From October 2015, PACE s.37(15) states "arrested juvenile" means a person arrested with or without a warrant who appears to be under the age of 18.

The effect of the change is that 17-year-olds are included in the definition of "arrested juvenile". This means that, as with all other children: -

- Under s.38 (1) 17-year-olds may now be detained after charge if the custody officer has reasonable grounds for believing that they ought to be detained in their own interests.
- Under s.38 (6) 17-year-olds who are detained post charge must be transferred to local authority accommodation
- Under s.38 (6B) it is lawful for any person acting on behalf of the authority to detain a 17-year-old who has been transferred to local authority accommodation under s.38 (6)
- Under s.38 (7) if the police cannot transfer as per the above due to 'impracticability' or lack of secure accommodation (where non-secure would not be adequate due to the risk of serious harm to the public), they must present a certificate to the court.

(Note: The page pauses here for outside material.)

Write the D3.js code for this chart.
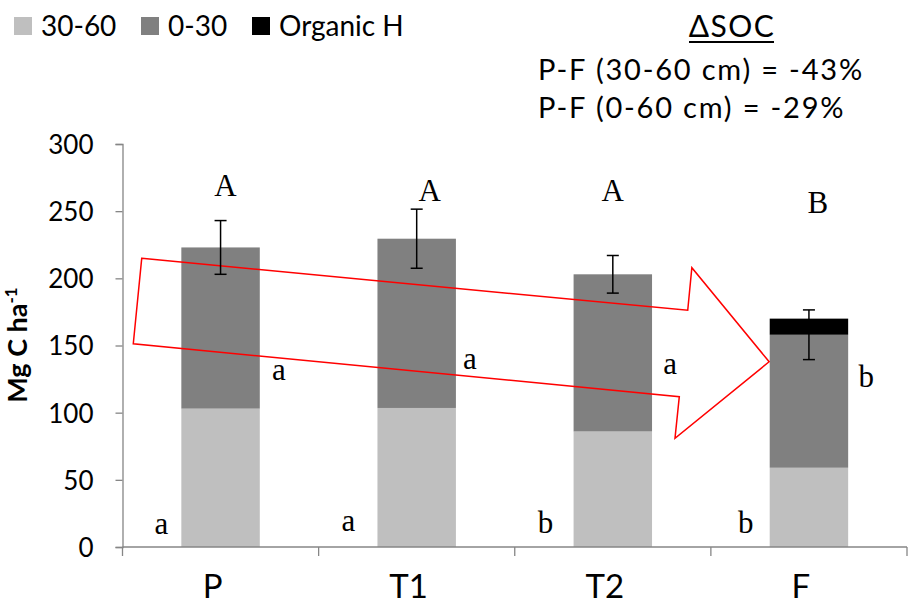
<!DOCTYPE html>
<html>
<head>
<meta charset="utf-8">
<script src="https://cdn.jsdelivr.net/npm/d3@7"></script>
<style>
  body { margin: 0; background: #fff; }
  text { font-family: Lato, "Noto Sans", sans-serif; fill: #000; }
  .serif { font-family: "Liberation Serif", "DejaVu Serif", serif; }
</style>
</head>
<body>
<div id="chart"></div>
<script>
// data (Mg C ha-1)
const categories = ['P', 'T1', 'T2', 'F']
const deep = [103, 103.5, 86, 59]        // 30-60 cm
const top030 = [120, 126, 117, 99]       // 0-30 cm
const organic = [0, 0, 0, 12]            // organic horizon
const errors = [20, 22, 14, 18.5]        // on 0-60 mineral total
const yTicks = [0, 50, 100, 150, 200, 250, 300]

const upperLetters = ['A', 'A', 'A', 'B']
const sideLetters = ['a', 'a', 'a', 'b']
const baseLetters = ['a', 'a', 'b', 'b']

const seriesNames = ['30-60', '0-30', 'Organic H']
const seriesColors = ['#bfbfbf', '#808080', '#000000']

// red arrow outline, in (category units, Mg C ha-1)
const arrowPts = [
  [0.098, 214.9], [2.882, 176.2], [2.903, 207.9], [3.297, 137.9],
  [2.817, 80.9], [2.839, 111.9], [0.055, 151.3]
]

const dimensions = {
  width: 912,
  height: 606,
  margin: { top: 144, bottom: 59, left: 122.5, right: 5 }
}
dimensions.ctrWidth = dimensions.width - dimensions.margin.left - dimensions.margin.right
dimensions.ctrHeight = dimensions.height - dimensions.margin.top - dimensions.margin.bottom

// letter placement (pixel nudges, not data)
const upperPos = [[5, 52], [13, 57], [0, 57], [9, 69]]
const sidePos = [[19, 236], [14, 225], [18, 230], [18, 243]]
const basePos = [[-20, 390], [-29, 387], [-28, 389], [-24, 389]]

const svg = d3.select('#chart')
  .append('svg')
  .attr('width', dimensions.width)
  .attr('height', dimensions.height)

const ctr = svg.append('g')
  .attr('transform', `translate(${dimensions.margin.left}, ${dimensions.margin.top})`)

const xScale = d3.scaleBand()
  .domain(categories)
  .range([0, dimensions.ctrWidth])
  .paddingInner(0.6)
  .paddingOuter(0.3)

const xIdx = d3.scaleLinear()
  .domain([0, categories.length])
  .range([0, dimensions.ctrWidth])

const yScale = d3.scaleLinear()
  .domain([0, 300])
  .range([dimensions.ctrHeight, 0])

const table = categories.map((c, i) => ({
  cat: c, deep: deep[i], top: top030[i], org: organic[i]
}))
const stacked = d3.stack().keys(['deep', 'top', 'org'])(table)

// bars
ctr.append('g')
  .selectAll('g')
  .data(stacked)
  .join('g')
  .attr('fill', (d, i) => seriesColors[i])
  .selectAll('rect')
  .data(d => d)
  .join('rect')
  .attr('x', d => xScale(d.data.cat))
  .attr('width', xScale.bandwidth())
  .attr('y', d => yScale(d[1]))
  .attr('height', d => yScale(d[0]) - yScale(d[1]))

// axes
const grey = '#868686'
const yAxis = d3.axisLeft(yScale).tickValues(yTicks).tickSize(7).tickPadding(22)
const yAxisGroup = ctr.append('g').call(yAxis)
yAxisGroup.select('.domain').attr('stroke', grey).attr('stroke-width', 1.3)
yAxisGroup.selectAll('.tick line').attr('stroke', grey).attr('stroke-width', 1.3)
yAxisGroup.selectAll('.tick text').style('font-size', '26px').attr('dy', '0.36em')

const xAxisGroup = ctr.append('g')
  .attr('transform', `translate(0, ${dimensions.ctrHeight})`)
xAxisGroup.append('line')
  .attr('x1', 0).attr('x2', dimensions.ctrWidth)
  .attr('stroke', grey).attr('stroke-width', 1.3)
xAxisGroup.selectAll('line.tk')
  .data(d3.range(categories.length + 1))
  .join('line')
  .attr('class', 'tk')
  .attr('x1', d => xIdx(d)).attr('x2', d => xIdx(d))
  .attr('y1', 0).attr('y2', 9)
  .attr('stroke', grey).attr('stroke-width', 1.3)
xAxisGroup.selectAll('text')
  .data(categories)
  .join('text')
  .attr('x', d => xScale(d) + xScale.bandwidth() / 2 - 8)
  .attr('y', 51)
  .attr('text-anchor', 'middle')
  .style('font-size', '33px')
  .text(d => d)

// y axis title
const title = svg.append('text')
  .attr('transform', 'translate(27, 345) rotate(-90)')
  .attr('text-anchor', 'middle')
  .style('font-size', '27px')
  .style('font-weight', 'bold')
title.append('tspan').text('Mg C ha')
title.append('tspan').text('-1').attr('dy', -10).style('font-size', '17px')

// red arrow
ctr.append('polygon')
  .attr('points', arrowPts.map(p => [xIdx(p[0]), yScale(p[1])].join(',')).join(' '))
  .attr('fill', 'none')
  .attr('stroke', '#ff0000')
  .attr('stroke-width', 1.5)

// error bars
const errG = ctr.append('g').attr('stroke', '#000').attr('stroke-width', 1.5)
categories.forEach((c, i) => {
  const cx = xScale(c) + xScale.bandwidth() / 2
  const m = deep[i] + top030[i]
  const y1 = yScale(m + errors[i])
  const y0 = yScale(m - errors[i])
  errG.append('line').attr('x1', cx).attr('x2', cx).attr('y1', y1).attr('y2', y0)
  errG.append('line').attr('x1', cx - 6).attr('x2', cx + 6).attr('y1', y1).attr('y2', y1)
  errG.append('line').attr('x1', cx - 6).attr('x2', cx + 6).attr('y1', y0).attr('y2', y0)
})

// significance letters
const letterG = ctr.append('g').attr('class', 'serif').style('font-size', '31px')
categories.forEach((c, i) => {
  const x0 = xScale(c)
  const cx = x0 + xScale.bandwidth() / 2
  const x1 = x0 + xScale.bandwidth()
  letterG.append('text').attr('class', 'serif')
    .attr('x', cx + upperPos[i][0]).attr('y', upperPos[i][1])
    .attr('text-anchor', 'middle').text(upperLetters[i])
  letterG.append('text').attr('class', 'serif')
    .attr('x', x1 + sidePos[i][0]).attr('y', sidePos[i][1])
    .attr('text-anchor', 'middle').text(sideLetters[i])
  letterG.append('text').attr('class', 'serif')
    .attr('x', x0 + basePos[i][0]).attr('y', basePos[i][1])
    .attr('text-anchor', 'middle').text(baseLetters[i])
})

// legend
const legendX = [14, 141, 252]
const legend = svg.append('g')
seriesNames.forEach((name, i) => {
  legend.append('rect')
    .attr('x', legendX[i]).attr('y', 17)
    .attr('width', 18).attr('height', 18)
    .attr('fill', seriesColors[i])
  legend.append('text')
    .attr('x', legendX[i] + 27).attr('y', 36)
    .style('font-size', '28px')
    .text(name)
})

// ΔSOC note
const note = svg.append('g')
const head = note.append('text')
  .attr('x', 732).attr('y', 37)
  .attr('text-anchor', 'middle')
  .style('font-size', '30px')
  .style('letter-spacing', '1.5px')
  .text('ΔSOC')
note.append('line')
  .attr('x1', 689).attr('x2', 774)
  .attr('y1', 42).attr('y2', 42)
  .attr('stroke', '#000').attr('stroke-width', 2)
note.append('text').attr('x', 538).attr('y', 80)
  .style('font-size', '29px').style('letter-spacing', '1.8px')
  .text('P-F (30-60 cm) = -43%')
note.append('text').attr('x', 538).attr('y', 118)
  .style('font-size', '29px').style('letter-spacing', '1.8px')
  .text('P-F (0-60 cm) = -29%')
</script>
</body>
</html>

Although PACE Code C has been amended to require the presence of an AA for 17-year-olds, this is not yet in written in legislation. PACE 1984 s.63B (Testing for presence of Class A drugs) an AA must be present when police make the request, give a warning and information and take a sample "in the case of a person who has not attained the age of 17". The term "appropriate adult" is defined only in relation to a person who has "not attained the age of 17". The PACE Codes still have to be followed even though they are not law.